Each line below must be set down exactly; omit any image you find.
§
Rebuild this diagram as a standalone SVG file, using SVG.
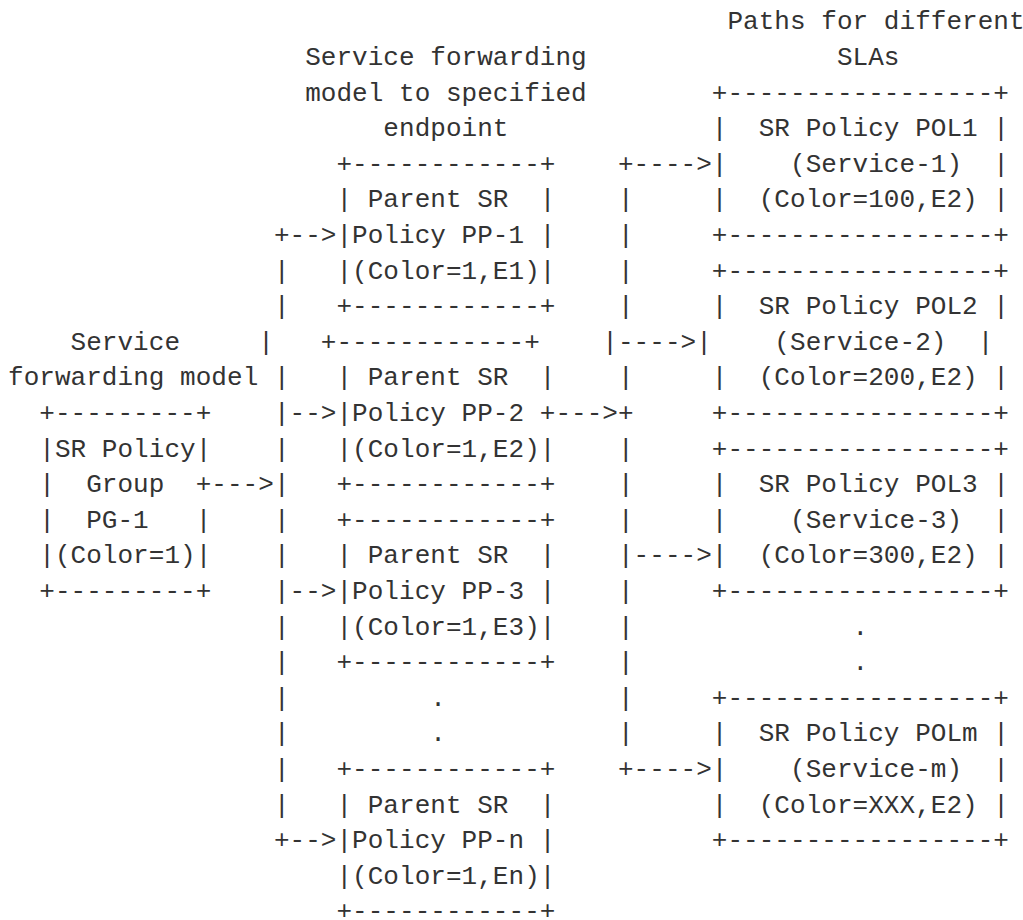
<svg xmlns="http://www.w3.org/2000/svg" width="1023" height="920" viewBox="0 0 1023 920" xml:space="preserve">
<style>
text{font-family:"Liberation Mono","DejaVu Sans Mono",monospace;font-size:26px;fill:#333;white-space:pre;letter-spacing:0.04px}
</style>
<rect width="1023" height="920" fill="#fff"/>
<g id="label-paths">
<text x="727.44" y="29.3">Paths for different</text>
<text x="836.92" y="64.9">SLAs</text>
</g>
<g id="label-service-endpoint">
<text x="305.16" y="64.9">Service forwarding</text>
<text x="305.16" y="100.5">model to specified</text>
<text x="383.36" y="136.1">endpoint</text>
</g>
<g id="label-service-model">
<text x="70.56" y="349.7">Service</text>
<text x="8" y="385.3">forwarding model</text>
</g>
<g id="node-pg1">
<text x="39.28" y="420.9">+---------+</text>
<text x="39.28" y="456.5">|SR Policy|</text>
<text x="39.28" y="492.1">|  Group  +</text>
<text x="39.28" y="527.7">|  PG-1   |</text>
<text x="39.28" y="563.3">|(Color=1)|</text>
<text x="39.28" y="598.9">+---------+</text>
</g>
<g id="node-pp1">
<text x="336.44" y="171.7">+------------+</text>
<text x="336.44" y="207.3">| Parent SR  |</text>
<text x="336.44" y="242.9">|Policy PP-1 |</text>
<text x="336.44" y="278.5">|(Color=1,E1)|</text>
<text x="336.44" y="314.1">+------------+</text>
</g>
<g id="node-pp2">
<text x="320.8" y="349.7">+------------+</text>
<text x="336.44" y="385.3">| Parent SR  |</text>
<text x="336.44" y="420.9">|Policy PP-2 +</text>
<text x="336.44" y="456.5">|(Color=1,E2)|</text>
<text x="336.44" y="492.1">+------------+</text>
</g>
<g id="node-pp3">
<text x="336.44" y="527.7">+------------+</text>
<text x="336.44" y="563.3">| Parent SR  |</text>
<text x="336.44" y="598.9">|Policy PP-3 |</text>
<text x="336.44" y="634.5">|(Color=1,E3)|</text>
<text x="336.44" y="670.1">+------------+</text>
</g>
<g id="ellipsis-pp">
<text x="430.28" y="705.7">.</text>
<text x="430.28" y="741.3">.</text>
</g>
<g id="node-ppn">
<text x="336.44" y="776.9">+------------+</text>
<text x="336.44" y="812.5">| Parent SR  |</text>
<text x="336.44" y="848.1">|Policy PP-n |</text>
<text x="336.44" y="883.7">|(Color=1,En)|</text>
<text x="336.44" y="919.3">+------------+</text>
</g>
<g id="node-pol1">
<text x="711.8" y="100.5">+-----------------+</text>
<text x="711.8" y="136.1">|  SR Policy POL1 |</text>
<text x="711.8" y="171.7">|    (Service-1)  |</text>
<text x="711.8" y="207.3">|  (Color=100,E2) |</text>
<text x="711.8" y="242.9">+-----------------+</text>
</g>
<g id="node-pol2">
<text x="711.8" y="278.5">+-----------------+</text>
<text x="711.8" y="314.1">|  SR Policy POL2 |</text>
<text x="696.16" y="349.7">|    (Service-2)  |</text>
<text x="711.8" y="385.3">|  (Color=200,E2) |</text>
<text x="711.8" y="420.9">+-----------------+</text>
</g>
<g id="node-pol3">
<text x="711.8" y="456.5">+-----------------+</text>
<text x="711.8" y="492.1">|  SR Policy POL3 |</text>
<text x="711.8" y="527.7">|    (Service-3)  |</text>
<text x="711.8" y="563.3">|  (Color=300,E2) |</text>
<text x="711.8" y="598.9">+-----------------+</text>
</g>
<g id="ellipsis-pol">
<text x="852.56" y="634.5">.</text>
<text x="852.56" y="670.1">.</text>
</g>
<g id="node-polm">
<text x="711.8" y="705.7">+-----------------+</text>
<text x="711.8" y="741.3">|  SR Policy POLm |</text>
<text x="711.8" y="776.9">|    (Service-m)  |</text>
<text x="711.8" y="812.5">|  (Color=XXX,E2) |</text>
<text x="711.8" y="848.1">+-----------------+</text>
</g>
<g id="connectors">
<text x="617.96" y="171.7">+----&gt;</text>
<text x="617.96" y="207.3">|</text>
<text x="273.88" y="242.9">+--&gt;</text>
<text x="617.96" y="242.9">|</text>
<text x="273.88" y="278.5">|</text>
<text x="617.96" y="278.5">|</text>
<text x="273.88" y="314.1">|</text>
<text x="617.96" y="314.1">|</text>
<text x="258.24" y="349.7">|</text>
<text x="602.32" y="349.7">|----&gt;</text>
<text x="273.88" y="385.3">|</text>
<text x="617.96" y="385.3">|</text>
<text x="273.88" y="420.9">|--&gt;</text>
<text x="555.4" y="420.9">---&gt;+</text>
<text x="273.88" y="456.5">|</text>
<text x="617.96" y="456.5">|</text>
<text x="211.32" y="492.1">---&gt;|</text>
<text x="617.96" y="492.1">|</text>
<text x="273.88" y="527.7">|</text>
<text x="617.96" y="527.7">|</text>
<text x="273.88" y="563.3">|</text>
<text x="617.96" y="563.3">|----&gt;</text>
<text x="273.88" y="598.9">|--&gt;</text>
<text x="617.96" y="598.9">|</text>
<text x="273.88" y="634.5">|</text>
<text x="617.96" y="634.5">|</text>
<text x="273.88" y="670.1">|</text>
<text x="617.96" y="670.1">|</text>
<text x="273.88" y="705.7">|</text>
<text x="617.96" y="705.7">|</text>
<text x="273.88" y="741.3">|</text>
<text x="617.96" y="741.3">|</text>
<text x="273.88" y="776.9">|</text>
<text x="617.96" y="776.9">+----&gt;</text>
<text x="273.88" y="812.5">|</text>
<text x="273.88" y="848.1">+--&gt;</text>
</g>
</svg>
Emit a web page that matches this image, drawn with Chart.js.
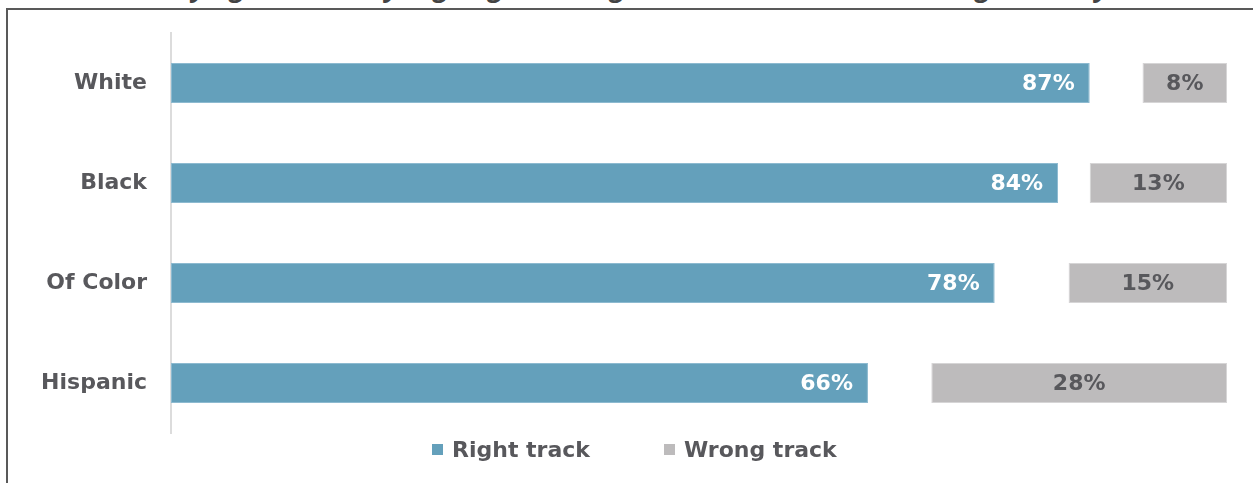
§
> **SOLUTION TO THIS TASK**:
Rebuild this diagram as a standalone SVG file, using SVG.
<svg xmlns="http://www.w3.org/2000/svg" width="1023" height="920" viewBox="0 0 1023 920" xml:space="preserve">
<style>
text{font-family:"Liberation Mono","DejaVu Sans Mono",monospace;font-size:26px;fill:#333;white-space:pre;letter-spacing:0.04px}
</style>
<rect width="1023" height="920" fill="#fff"/>
<g id="label-paths">
<text x="727.44" y="29.3">Paths for different</text>
<text x="836.92" y="64.9">SLAs</text>
</g>
<g id="label-service-endpoint">
<text x="305.16" y="64.9">Service forwarding</text>
<text x="305.16" y="100.5">model to specified</text>
<text x="383.36" y="136.1">endpoint</text>
</g>
<g id="label-service-model">
<text x="70.56" y="349.7">Service</text>
<text x="8" y="385.3">forwarding model</text>
</g>
<g id="node-pg1">
<text x="39.28" y="420.9">+---------+</text>
<text x="39.28" y="456.5">|SR Policy|</text>
<text x="39.28" y="492.1">|  Group  +</text>
<text x="39.28" y="527.7">|  PG-1   |</text>
<text x="39.28" y="563.3">|(Color=1)|</text>
<text x="39.28" y="598.9">+---------+</text>
</g>
<g id="node-pp1">
<text x="336.44" y="171.7">+------------+</text>
<text x="336.44" y="207.3">| Parent SR  |</text>
<text x="336.44" y="242.9">|Policy PP-1 |</text>
<text x="336.44" y="278.5">|(Color=1,E1)|</text>
<text x="336.44" y="314.1">+------------+</text>
</g>
<g id="node-pp2">
<text x="320.8" y="349.7">+------------+</text>
<text x="336.44" y="385.3">| Parent SR  |</text>
<text x="336.44" y="420.9">|Policy PP-2 +</text>
<text x="336.44" y="456.5">|(Color=1,E2)|</text>
<text x="336.44" y="492.1">+------------+</text>
</g>
<g id="node-pp3">
<text x="336.44" y="527.7">+------------+</text>
<text x="336.44" y="563.3">| Parent SR  |</text>
<text x="336.44" y="598.9">|Policy PP-3 |</text>
<text x="336.44" y="634.5">|(Color=1,E3)|</text>
<text x="336.44" y="670.1">+------------+</text>
</g>
<g id="ellipsis-pp">
<text x="430.28" y="705.7">.</text>
<text x="430.28" y="741.3">.</text>
</g>
<g id="node-ppn">
<text x="336.44" y="776.9">+------------+</text>
<text x="336.44" y="812.5">| Parent SR  |</text>
<text x="336.44" y="848.1">|Policy PP-n |</text>
<text x="336.44" y="883.7">|(Color=1,En)|</text>
<text x="336.44" y="919.3">+------------+</text>
</g>
<g id="node-pol1">
<text x="711.8" y="100.5">+-----------------+</text>
<text x="711.8" y="136.1">|  SR Policy POL1 |</text>
<text x="711.8" y="171.7">|    (Service-1)  |</text>
<text x="711.8" y="207.3">|  (Color=100,E2) |</text>
<text x="711.8" y="242.9">+-----------------+</text>
</g>
<g id="node-pol2">
<text x="711.8" y="278.5">+-----------------+</text>
<text x="711.8" y="314.1">|  SR Policy POL2 |</text>
<text x="696.16" y="349.7">|    (Service-2)  |</text>
<text x="711.8" y="385.3">|  (Color=200,E2) |</text>
<text x="711.8" y="420.9">+-----------------+</text>
</g>
<g id="node-pol3">
<text x="711.8" y="456.5">+-----------------+</text>
<text x="711.8" y="492.1">|  SR Policy POL3 |</text>
<text x="711.8" y="527.7">|    (Service-3)  |</text>
<text x="711.8" y="563.3">|  (Color=300,E2) |</text>
<text x="711.8" y="598.9">+-----------------+</text>
</g>
<g id="ellipsis-pol">
<text x="852.56" y="634.5">.</text>
<text x="852.56" y="670.1">.</text>
</g>
<g id="node-polm">
<text x="711.8" y="705.7">+-----------------+</text>
<text x="711.8" y="741.3">|  SR Policy POLm |</text>
<text x="711.8" y="776.9">|    (Service-m)  |</text>
<text x="711.8" y="812.5">|  (Color=XXX,E2) |</text>
<text x="711.8" y="848.1">+-----------------+</text>
</g>
<g id="connectors">
<text x="617.96" y="171.7">+----&gt;</text>
<text x="617.96" y="207.3">|</text>
<text x="273.88" y="242.9">+--&gt;</text>
<text x="617.96" y="242.9">|</text>
<text x="273.88" y="278.5">|</text>
<text x="617.96" y="278.5">|</text>
<text x="273.88" y="314.1">|</text>
<text x="617.96" y="314.1">|</text>
<text x="258.24" y="349.7">|</text>
<text x="602.32" y="349.7">|----&gt;</text>
<text x="273.88" y="385.3">|</text>
<text x="617.96" y="385.3">|</text>
<text x="273.88" y="420.9">|--&gt;</text>
<text x="555.4" y="420.9">---&gt;+</text>
<text x="273.88" y="456.5">|</text>
<text x="617.96" y="456.5">|</text>
<text x="211.32" y="492.1">---&gt;|</text>
<text x="617.96" y="492.1">|</text>
<text x="273.88" y="527.7">|</text>
<text x="617.96" y="527.7">|</text>
<text x="273.88" y="563.3">|</text>
<text x="617.96" y="563.3">|----&gt;</text>
<text x="273.88" y="598.9">|--&gt;</text>
<text x="617.96" y="598.9">|</text>
<text x="273.88" y="634.5">|</text>
<text x="617.96" y="634.5">|</text>
<text x="273.88" y="670.1">|</text>
<text x="617.96" y="670.1">|</text>
<text x="273.88" y="705.7">|</text>
<text x="617.96" y="705.7">|</text>
<text x="273.88" y="741.3">|</text>
<text x="617.96" y="741.3">|</text>
<text x="273.88" y="776.9">|</text>
<text x="617.96" y="776.9">+----&gt;</text>
<text x="273.88" y="812.5">|</text>
<text x="273.88" y="848.1">+--&gt;</text>
</g>
</svg>
Emit a web page that matches this image, drawn with Chart.js.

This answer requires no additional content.